Patchwork [U-Boot,RFC] ARM: byteorder: add optimized swab16 and swab32

login
register
mail settings
Submitter Dirk Behme
Date May 10, 2013, 4:23 p.m.
Message ID <1368203000-3386-1-git-send-email-dirk.behme@gmail.com>
Download mbox | patch
Permalink /patch/243022/
State Rejected
Delegated to: Albert ARIBAUD
Headers show

Comments

Dirk Behme - May 10, 2013, 4:23 p.m.
Use the specialized ARM instructions for swapping 16 and 32 bit values
instead of using the generic ones from include/linux/byteorder/swab.h.

The x86 version in arch/x86/include/asm/byteorder.h was taken as an
example for this.

E.g. for the mx6qsabrelite target this results in ~4k less code.

Signed-off-by: Dirk Behme <dirk.behme@gmail.com>
---

This patch is marked as RFC due to two questions:

1) These ARM instructions are available in ARMv6 and above. Do we have to limit
   this code somehow to >= ARMv6? I couldn't find any #define to do this in
   U-Boot (?)

2) I'm not sure about the rev16. The rev16 instruction swaps *both* half words,
   the lower _and_ the upper one: 

   REV16 Rd, Rm => Rd[15:8] := Rm[7:0], Rd[7:0] := Rm[15:8], Rd[31:24] := Rm[23:16], Rd[23:16] := Rm[31:24]

   I'm not sure if we want this? Most probably we only want to swap the lower
   half word with swap16()?

 arch/arm/include/asm/byteorder.h |   17 +++++++++++++++++
 1 file changed, 17 insertions(+)
Måns Rullgård - May 10, 2013, 4:56 p.m.
Dirk Behme <dirk.behme@gmail.com> writes:

> Use the specialized ARM instructions for swapping 16 and 32 bit values
> instead of using the generic ones from include/linux/byteorder/swab.h.
>
> The x86 version in arch/x86/include/asm/byteorder.h was taken as an
> example for this.
>
> E.g. for the mx6qsabrelite target this results in ~4k less code.
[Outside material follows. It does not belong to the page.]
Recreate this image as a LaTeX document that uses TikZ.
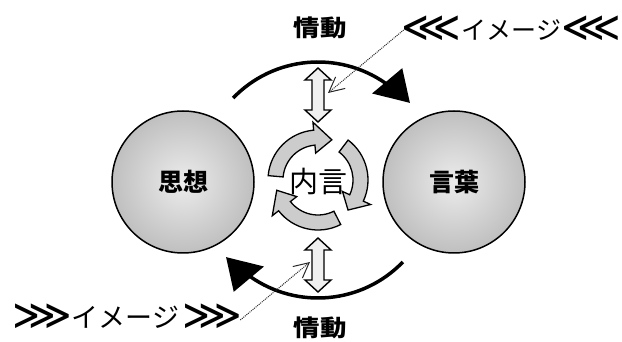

Which compiler are you using?  GCC 4.5 and later recognises the byteswap
pattern and emits these instructions automatically.  This gives better
code than the inline asm since it allows the compiler to do proper
instruction scheduling, and in the 16-bit case it avoids extraneous
masking.
Dirk Behme - May 10, 2013, 5:42 p.m.
Am 10.05.2013 18:56, schrieb Måns Rullgård:
> Dirk Behme <dirk.behme@gmail.com> writes:
>
>> Use the specialized ARM instructions for swapping 16 and 32 bit values
>> instead of using the generic ones from include/linux/byteorder/swab.h.
>>
>> The x86 version in arch/x86/include/asm/byteorder.h was taken as an
>> example for this.
>>
>> E.g. for the mx6qsabrelite target this results in ~4k less code.
>
> Which compiler are you using?

An older gcc 4.4.4 version.

> GCC 4.5 and later recognises the byteswap
> pattern and emits these instructions automatically.  This gives better
> code than the inline asm since it allows the compiler to do proper
> instruction scheduling, and in the 16-bit case it avoids extraneous
> masking.

Thanks,

Dirk
Wolfgang Denk - May 11, 2013, 12:05 a.m.
Dear Dirk Behme,

In message <518D3191.7060205@gmail.com> you wrote:
>
> > Which compiler are you using?
> 
> An older gcc 4.4.4 version.

We should not really care about these.  And if so, then onlya fter
testing we are really suing such old stuff, i. e. those who are using
recent tools (eventually the majority of users) should not suffer from
hacst to optimize for ancient code.

Best regards,

Wolfgang Denk

Patch

diff --git a/arch/arm/include/asm/byteorder.h b/arch/arm/include/asm/byteorder.h
index c3489f1..f21baf0 100644
--- a/arch/arm/include/asm/byteorder.h
+++ b/arch/arm/include/asm/byteorder.h
@@ -15,6 +15,23 @@ 
 #ifndef __ASM_ARM_BYTEORDER_H
 #define __ASM_ARM_BYTEORDER_H
 
+static __inline__ __u32 ___arch__swab32(__u32 x)
+{
+	__asm__("rev %0,%1"		/* swap bytes */ \
+		: "=r" (x) \
+		:  "0" (x)); \
+		return x;
+}
+#define __arch__swab32(x) ___arch__swab32(x)
+
+static __inline__ __u16 ___arch__swab16(__u16 x)
+{
+	__asm__("rev16 %0,%1"		/* swap bytes */ \
+		: "=r" (x) \
+		:  "0" (x)); \
+		return x;
+}
+#define __arch__swab16(x) ___arch__swab16(x)
 
 #include <asm/types.h>